The Nigerian Barge case is a particularly interesting one because it involves the government’s attempt to convict former Enron and Merrill Lynch executives of participating in a commercial transaction of the type that is common throughout the business world. The Enron Task Force contends that the entire Nigerian Barge deal in which Enron sold an interest in some barges off the coast of Nigeria to Merrill Lynch was a sham because Merrill Lynch would not have done the deal but for former Enron CFO Andrew Fastow‘s oral assurance that Enron would broker a sale of the barges for Merrill Lynch the following year. Fastow did indeed broker a sale of the barges the following year to one of his infamous “off-balance sheet partnerships” that hid roughly $40 billion of Enron debt.
According to the government’s theory, if Fastow’s oral assurance to Merrill Lynch was binding on Enron, then the sale of the barges was not a true arm’s length sale and, as a result, Enron’s accounting for the transaction as a true sale was fraudulent. Under the government’s theory, the fact that the written agreements entered into between Enron and Merrill Lynch contained a provision that made Fastow’s oral assurrance unenforceable is irrelevant. The contract was false and a part of the sham because Merrill Lynch would not have done the deal but for Fastow’s oral assurances.

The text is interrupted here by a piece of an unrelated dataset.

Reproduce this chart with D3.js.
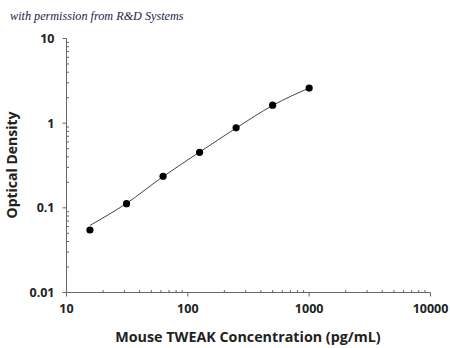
<!DOCTYPE html>
<html><head><meta charset="utf-8">
<script src="https://cdn.jsdelivr.net/npm/d3@7"></script>
<style>body{margin:0;background:#fff}svg{display:block}</style>
</head><body>
<svg id="c" width="450" height="348"></svg>
<script>
const concentrations = [15.6, 31.25, 62.5, 125, 250, 500, 1000];
const opticalDensity = [0.0547, 0.112, 0.236, 0.452, 0.881, 1.63, 2.60];
const fitCurve = [0.062, 0.113, 0.234, 0.455, 0.875, 1.62, 2.60];
const xTicks = [10, 100, 1000, 10000];
const yTicks = [0.01, 0.1, 1, 10];
const yTickLabels = ["0.01", "0.1", "1", "10"];

const svg = d3.select("#c");
const x = d3.scaleLog().domain([10, 10000]).range([66.5, 430.5]);
const y = d3.scaleLog().domain([0.01, 10]).range([292.5, 38.5]);
const axisColor = "#666";
const font = "'Open Sans', sans-serif";

// watermark
svg.append("text").attr("x", 10).attr("y", 20)
  .attr("font-family", "'Liberation Serif', serif").attr("font-style", "italic")
  .attr("font-size", 12.2).attr("fill", "#1c1c4c")
  .text("with permission from R&D Systems");

function minors(dom) {
  const out = [];
  for (let d = dom[0]; d < dom[1]; d *= 10) for (let k = 2; k <= 9; k++) out.push(d * k);
  return out;
}

// x axis
const gx = svg.append("g").attr("transform", "translate(0,292.5)");
gx.append("line").attr("x1", x(10)).attr("x2", x(10000)).attr("stroke", axisColor);
gx.selectAll(".mj").data(xTicks).join("line")
  .attr("x1", d => x(d)).attr("x2", d => x(d)).attr("y1", 0).attr("y2", 4).attr("stroke", axisColor);
gx.selectAll(".mn").data(minors([10, 10000])).join("line").attr("class", "mn")
  .attr("x1", d => x(d)).attr("x2", d => x(d)).attr("y1", 0).attr("y2", -2.5).attr("stroke", axisColor);
gx.selectAll("text").data(xTicks).join("text")
  .attr("x", d => x(d)).attr("y", 20).attr("text-anchor", "middle")
  .attr("font-family", font).attr("font-weight", 700).attr("font-size", 12.5).attr("fill", "#222")
  .text(d => d);

// y axis
const gy = svg.append("g").attr("transform", "translate(66.5,0)");
gy.append("line").attr("y1", y(0.01)).attr("y2", y(10)).attr("stroke", axisColor);
gy.selectAll(".mj").data(yTicks).join("line")
  .attr("y1", d => y(d)).attr("y2", d => y(d)).attr("x1", 0).attr("x2", -4).attr("stroke", axisColor);
gy.selectAll(".mn").data(minors([0.01, 10])).join("line").attr("class", "mn")
  .attr("y1", d => y(d)).attr("y2", d => y(d)).attr("x1", 0).attr("x2", 2.5).attr("stroke", axisColor);
gy.selectAll("text").data(yTicks).join("text")
  .attr("x", -12).attr("y", d => y(d) + 4.5).attr("text-anchor", "end")
  .attr("font-family", font).attr("font-weight", 700).attr("font-size", 12.5).attr("fill", "#222")
  .text((d, i) => yTickLabels[i]);

// titles
svg.append("text").attr("x", 248).attr("y", 342).attr("text-anchor", "middle")
  .attr("font-family", font).attr("font-weight", 700).attr("font-size", 14.3).attr("fill", "#222")
  .text("Mouse TWEAK Concentration (pg/mL)");
svg.append("text").attr("transform", "translate(16.5,165) rotate(-90)").attr("text-anchor", "middle")
  .attr("font-family", font).attr("font-weight", 700).attr("font-size", 14).attr("fill", "#222")
  .text("Optical Density");

// fit curve
const line = d3.line().x((d, i) => x(concentrations[i])).y(d => y(d)).curve(d3.curveMonotoneX);
svg.append("path").attr("d", line(fitCurve)).attr("fill", "none").attr("stroke", "#444").attr("stroke-width", 1);

// points
svg.selectAll("circle").data(opticalDensity).join("circle")
  .attr("cx", (d, i) => x(concentrations[i])).attr("cy", d => y(d)).attr("r", 3.6).attr("fill", "#000");
</script>
</body></html>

Other than Mr. Fastow’s probable testimony of dubious credibility (he is cooperating with the government under a draconian plea bargain in an attempt to minimize his jail time to ten years), the government’s primary evidence of the alleged sham nature of the deal appears to be the “nervousness” that several Merrill executives openly expressed about the deal in emails prior to Merrill consummating the transaction. The government interprets that nervousness as evidence that the Merrill executives knew that the deal was a sham and that they could be caught participating in a fraud with Enron.
However, there is another (and in my mind, more reasonable) interpretation of Merrill’s nervousness regarding the deal — that is, they were really nervous about the deal, not because they thought it was a sham and a fraud, but because they knew that they could not rely on Fastow’s oral assurance that Enron would broker a sale of the barges the following year. Accordingly, their nervousness was that they might be making a bad investment that would result in having to hold the barges for a long, rather than short, term. Stated another way, the Merrill executives were nervous because they knew that this was a real deal in which the deal documents controlled the rights of the parties, and that Fastow’s oral assurances to get them to do the deal could not be enforced if Enron failed to live up to them.
The Chronicle also has this piece today on the Enron grand jury in Houston and its members’ cozy relationship with the Enron Task Force attorneys.